**Records to process:**
----------------------------------------

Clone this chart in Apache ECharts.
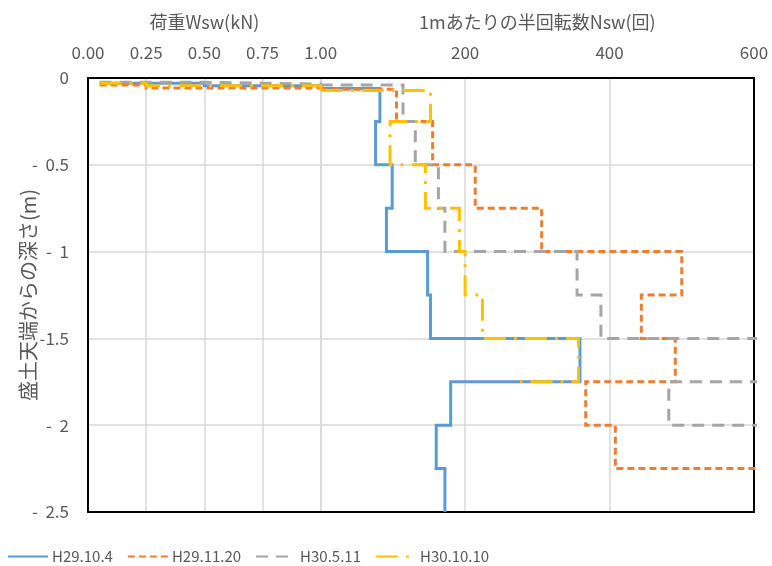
<!DOCTYPE html>
<html>
<head>
<meta charset="utf-8">
<script src="https://cdn.jsdelivr.net/npm/echarts@6/dist/echarts.min.js"></script>
<style>html,body{margin:0;padding:0;background:#fff;}#c{width:772px;height:566px;}</style>
</head>
<body>
<div id="c"></div>
<script>
// ---- data ----
const seriesNames = ["H29.10.4", "H29.11.20", "H30.5.11", "H30.10.10"];
const yTickLabels = ["0", "-  0.5", "-  1", "-1.5", "-  2", "-  2.5"];
const wswTitle = "荷重Wsw(kN)";
const nswTitle = "1mあたりの半回転数Nsw(回)";
const yTitle = "盛土天端からの深さ(m)";

// Wsw part (load kN, depth m)
const blueWswLoad = [0.05, 0.50, 1.00];
const blueWswDepth = [0.03, 0.045, 0.06];
const orangeWswLoad = [0.05, 0.25, 1.00];
const orangeWswDepth = [0.04, 0.058, 0.065];
const grayWswLoad = [0.05, 0.50, 1.00];
const grayWswDepth = [0.025, 0.035, 0.04];
const yellowWswLoad = [0.05, 0.25, 1.00];
const yellowWswDepth = [0.03, 0.045, 0.072];

// Nsw part (value per layer, layer bottom depth m)
const blueNsw = [82, 76, 99, 91, 148, 152, 359, 180, 160, 172];
const blueBottom = [0.25, 0.5, 0.75, 1.0, 1.25, 1.5, 1.75, 2.0, 2.25, 2.5];
const orangeNsw = [105, 155, 214, 306, 500, 444, 491, 367, 408, 650];
const orangeBottom = [0.25, 0.5, 0.75, 1.0, 1.25, 1.5, 1.75, 2.0, 2.25, 2.5];
const grayNsw = [114, 131, 163, 172, 355, 388, 640, 482, 640];
const grayBottom = [0.25, 0.5, 0.75, 1.0, 1.25, 1.5, 1.75, 2.0, 2.25];
const yellowNsw = [152, 96, 145, 192, 200, 224, 357, 276];
const yellowBottom = [0.25, 0.5, 0.75, 1.0, 1.25, 1.5, 1.75, 1.75];

// ---- helpers ----
function wswPath(loads, depths) {
  const pts = [[loads[0], -depths[0]]];
  for (let i = 1; i < loads.length; i++) {
    pts.push([loads[i], -depths[i - 1]]);
    pts.push([loads[i], -depths[i]]);
  }
  return pts;
}
function nswPath(start, values, bottoms) {
  const pts = [[0, -start]];
  let d = start;
  for (let i = 0; i < values.length; i++) {
    pts.push([values[i], -d]);
    pts.push([values[i], -bottoms[i]]);
    d = bottoms[i];
  }
  return pts;
}

const FONT = "'Noto Sans CJK JP', 'Noto Sans', sans-serif";
const TXT = '#595959';
const GRIDC = '#D9D9D9';
const styles = [
  { color: '#5B9BD5', type: 'solid' },
  { color: '#ED7D31', type: [7, 4] },
  { color: '#A5A5A5', type: [12, 8] },
  { color: '#FFC000', type: [22, 8, 3, 8] }
];
const wswSets = [
  [blueWswLoad, blueWswDepth], [orangeWswLoad, orangeWswDepth],
  [grayWswLoad, grayWswDepth], [yellowWswLoad, yellowWswDepth]
];
const nswSets = [
  [blueNsw, blueBottom], [orangeNsw, orangeBottom],
  [grayNsw, grayBottom], [yellowNsw, yellowBottom]
];

const series = [];
for (let g = 0; g < 2; g++) {
  for (let i = 0; i < 4; i++) {
    const w = wswSets[i];
    const data = g === 0 ? wswPath(w[0], w[1])
      : nswPath(w[1][w[1].length - 1], nswSets[i][0], nswSets[i][1]);
    series.push({
      name: seriesNames[i], type: 'line', xAxisIndex: g, yAxisIndex: g,
      data: data, symbol: 'none', showSymbol: false, clip: true,
      lineStyle: { color: styles[i].color, width: 3, type: styles[i].type, cap: 'butt', join: 'miter' },
      itemStyle: { color: styles[i].color },
      z: 3 + i
    });
  }
}

const L = 88, T = 78, H = 434, XB = 320.7, R = 754;
const frame = { show: true, onZero: false, lineStyle: { color: '#000', width: 2 } };
const split = { show: true, lineStyle: { color: GRIDC, width: 1.5 } };
const lbl = { color: TXT, fontSize: 17, fontFamily: FONT };

const option = {
  animation: false,
  backgroundColor: '#fff',
  grid: [
    { left: L, top: T, width: XB - L, height: H },
    { left: XB, top: T, width: R - XB, height: H }
  ],
  xAxis: [
    { gridIndex: 0, type: 'value', position: 'top', min: 0, max: 1, interval: 0.25,
      axisLine: frame, axisTick: { show: false }, splitLine: split,
      axisLabel: Object.assign({ margin: 17, formatter: v => v.toFixed(2) }, lbl),
      name: wswTitle, nameLocation: 'middle', nameGap: 47, nameMoveOverlap: false,
      nameTextStyle: { color: TXT, fontSize: 18, fontFamily: FONT } },
    { gridIndex: 1, type: 'value', position: 'top', min: 0, max: 600, interval: 200,
      axisLine: frame, axisTick: { show: false }, splitLine: split,
      axisLabel: Object.assign({ margin: 17, formatter: v => (v === 0 ? '' : String(v)) }, lbl),
      name: nswTitle, nameLocation: 'middle', nameGap: 47, nameMoveOverlap: false,
      nameTextStyle: { color: TXT, fontSize: 18, fontFamily: FONT } },
    { gridIndex: 0, type: 'value', position: 'bottom', min: 0, max: 1, interval: 0.25,
      axisLine: frame, axisTick: { show: false }, splitLine: { show: false }, axisLabel: { show: false } },
    { gridIndex: 1, type: 'value', position: 'bottom', min: 0, max: 600, interval: 200,
      axisLine: frame, axisTick: { show: false }, splitLine: { show: false }, axisLabel: { show: false } }
  ],
  yAxis: [
    { gridIndex: 0, type: 'value', position: 'left', min: -2.5, max: 0, interval: 0.5,
      axisLine: frame, axisTick: { show: false }, splitLine: split,
      axisLabel: Object.assign({ margin: 19, formatter: v => yTickLabels[Math.round(-v / 0.5)] }, lbl),
      name: yTitle, nameLocation: 'middle', nameGap: 50, nameRotate: 90, nameMoveOverlap: false,
      nameTextStyle: { color: TXT, fontSize: 20, fontFamily: FONT } },
    { gridIndex: 1, type: 'value', position: 'right', min: -2.5, max: 0, interval: 0.5,
      axisLine: frame, axisTick: { show: false }, splitLine: split, axisLabel: { show: false } }
  ],
  legend: {
    data: seriesNames, left: 2, top: 544, itemWidth: 40, itemHeight: 14, itemGap: 14,
    itemStyle: { opacity: 0 },
    textStyle: { color: TXT, fontSize: 15, fontFamily: FONT, padding: [0, 0, 0, -1] }
  },
  series: series
};

echarts.init(document.getElementById('c'), null, { renderer: 'canvas' }).setOption(option);
</script>
</body>
</html>
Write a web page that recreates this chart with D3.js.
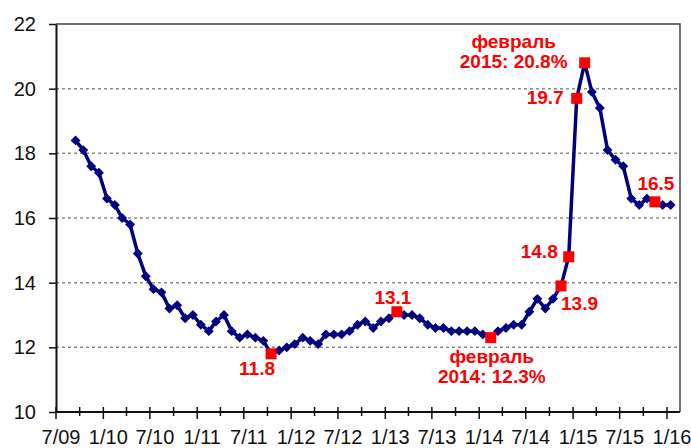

----------------------------------------

**Goal:** Transcribe each entry above exactly, apart from the pictures.

**Solution to the problem:**
Clone this chart in Apache ECharts.
<!DOCTYPE html>
<html>
<head>
<meta charset="utf-8">
<script src="https://cdn.jsdelivr.net/npm/echarts@6/dist/echarts.min.js"></script>
<style>html,body{margin:0;padding:0;background:#fff;}#c{width:772px;height:566px;}</style>
</head>
<body>
<div id="c"></div>
<script>
// ---- data ----
const seriesNames = ["H29.10.4", "H29.11.20", "H30.5.11", "H30.10.10"];
const yTickLabels = ["0", "-  0.5", "-  1", "-1.5", "-  2", "-  2.5"];
const wswTitle = "荷重Wsw(kN)";
const nswTitle = "1mあたりの半回転数Nsw(回)";
const yTitle = "盛土天端からの深さ(m)";

// Wsw part (load kN, depth m)
const blueWswLoad = [0.05, 0.50, 1.00];
const blueWswDepth = [0.03, 0.045, 0.06];
const orangeWswLoad = [0.05, 0.25, 1.00];
const orangeWswDepth = [0.04, 0.058, 0.065];
const grayWswLoad = [0.05, 0.50, 1.00];
const grayWswDepth = [0.025, 0.035, 0.04];
const yellowWswLoad = [0.05, 0.25, 1.00];
const yellowWswDepth = [0.03, 0.045, 0.072];

// Nsw part (value per layer, layer bottom depth m)
const blueNsw = [82, 76, 99, 91, 148, 152, 359, 180, 160, 172];
const blueBottom = [0.25, 0.5, 0.75, 1.0, 1.25, 1.5, 1.75, 2.0, 2.25, 2.5];
const orangeNsw = [105, 155, 214, 306, 500, 444, 491, 367, 408, 650];
const orangeBottom = [0.25, 0.5, 0.75, 1.0, 1.25, 1.5, 1.75, 2.0, 2.25, 2.5];
const grayNsw = [114, 131, 163, 172, 355, 388, 640, 482, 640];
const grayBottom = [0.25, 0.5, 0.75, 1.0, 1.25, 1.5, 1.75, 2.0, 2.25];
const yellowNsw = [152, 96, 145, 192, 200, 224, 357, 276];
const yellowBottom = [0.25, 0.5, 0.75, 1.0, 1.25, 1.5, 1.75, 1.75];

// ---- helpers ----
function wswPath(loads, depths) {
  const pts = [[loads[0], -depths[0]]];
  for (let i = 1; i < loads.length; i++) {
    pts.push([loads[i], -depths[i - 1]]);
    pts.push([loads[i], -depths[i]]);
  }
  return pts;
}
function nswPath(start, values, bottoms) {
  const pts = [[0, -start]];
  let d = start;
  for (let i = 0; i < values.length; i++) {
    pts.push([values[i], -d]);
    pts.push([values[i], -bottoms[i]]);
    d = bottoms[i];
  }
  return pts;
}

const FONT = "'Noto Sans CJK JP', 'Noto Sans', sans-serif";
const TXT = '#595959';
const GRIDC = '#D9D9D9';
const styles = [
  { color: '#5B9BD5', type: 'solid' },
  { color: '#ED7D31', type: [7, 4] },
  { color: '#A5A5A5', type: [12, 8] },
  { color: '#FFC000', type: [22, 8, 3, 8] }
];
const wswSets = [
  [blueWswLoad, blueWswDepth], [orangeWswLoad, orangeWswDepth],
  [grayWswLoad, grayWswDepth], [yellowWswLoad, yellowWswDepth]
];
const nswSets = [
  [blueNsw, blueBottom], [orangeNsw, orangeBottom],
  [grayNsw, grayBottom], [yellowNsw, yellowBottom]
];

const series = [];
for (let g = 0; g < 2; g++) {
  for (let i = 0; i < 4; i++) {
    const w = wswSets[i];
    const data = g === 0 ? wswPath(w[0], w[1])
      : nswPath(w[1][w[1].length - 1], nswSets[i][0], nswSets[i][1]);
    series.push({
      name: seriesNames[i], type: 'line', xAxisIndex: g, yAxisIndex: g,
      data: data, symbol: 'none', showSymbol: false, clip: true,
      lineStyle: { color: styles[i].color, width: 3, type: styles[i].type, cap: 'butt', join: 'miter' },
      itemStyle: { color: styles[i].color },
      z: 3 + i
    });
  }
}

const L = 88, T = 78, H = 434, XB = 320.7, R = 754;
const frame = { show: true, onZero: false, lineStyle: { color: '#000', width: 2 } };
const split = { show: true, lineStyle: { color: GRIDC, width: 1.5 } };
const lbl = { color: TXT, fontSize: 17, fontFamily: FONT };

const option = {
  animation: false,
  backgroundColor: '#fff',
  grid: [
    { left: L, top: T, width: XB - L, height: H },
    { left: XB, top: T, width: R - XB, height: H }
  ],
  xAxis: [
    { gridIndex: 0, type: 'value', position: 'top', min: 0, max: 1, interval: 0.25,
      axisLine: frame, axisTick: { show: false }, splitLine: split,
      axisLabel: Object.assign({ margin: 17, formatter: v => v.toFixed(2) }, lbl),
      name: wswTitle, nameLocation: 'middle', nameGap: 47, nameMoveOverlap: false,
      nameTextStyle: { color: TXT, fontSize: 18, fontFamily: FONT } },
    { gridIndex: 1, type: 'value', position: 'top', min: 0, max: 600, interval: 200,
      axisLine: frame, axisTick: { show: false }, splitLine: split,
      axisLabel: Object.assign({ margin: 17, formatter: v => (v === 0 ? '' : String(v)) }, lbl),
      name: nswTitle, nameLocation: 'middle', nameGap: 47, nameMoveOverlap: false,
      nameTextStyle: { color: TXT, fontSize: 18, fontFamily: FONT } },
    { gridIndex: 0, type: 'value', position: 'bottom', min: 0, max: 1, interval: 0.25,
      axisLine: frame, axisTick: { show: false }, splitLine: { show: false }, axisLabel: { show: false } },
    { gridIndex: 1, type: 'value', position: 'bottom', min: 0, max: 600, interval: 200,
      axisLine: frame, axisTick: { show: false }, splitLine: { show: false }, axisLabel: { show: false } }
  ],
  yAxis: [
    { gridIndex: 0, type: 'value', position: 'left', min: -2.5, max: 0, interval: 0.5,
      axisLine: frame, axisTick: { show: false }, splitLine: split,
      axisLabel: Object.assign({ margin: 19, formatter: v => yTickLabels[Math.round(-v / 0.5)] }, lbl),
      name: yTitle, nameLocation: 'middle', nameGap: 50, nameRotate: 90, nameMoveOverlap: false,
      nameTextStyle: { color: TXT, fontSize: 20, fontFamily: FONT } },
    { gridIndex: 1, type: 'value', position: 'right', min: -2.5, max: 0, interval: 0.5,
      axisLine: frame, axisTick: { show: false }, splitLine: split, axisLabel: { show: false } }
  ],
  legend: {
    data: seriesNames, left: 2, top: 544, itemWidth: 40, itemHeight: 14, itemGap: 14,
    itemStyle: { opacity: 0 },
    textStyle: { color: TXT, fontSize: 15, fontFamily: FONT, padding: [0, 0, 0, -1] }
  },
  series: series
};

echarts.init(document.getElementById('c'), null, { renderer: 'canvas' }).setOption(option);
</script>
</body>
</html>
Write a web page that recreates this chart with D3.js.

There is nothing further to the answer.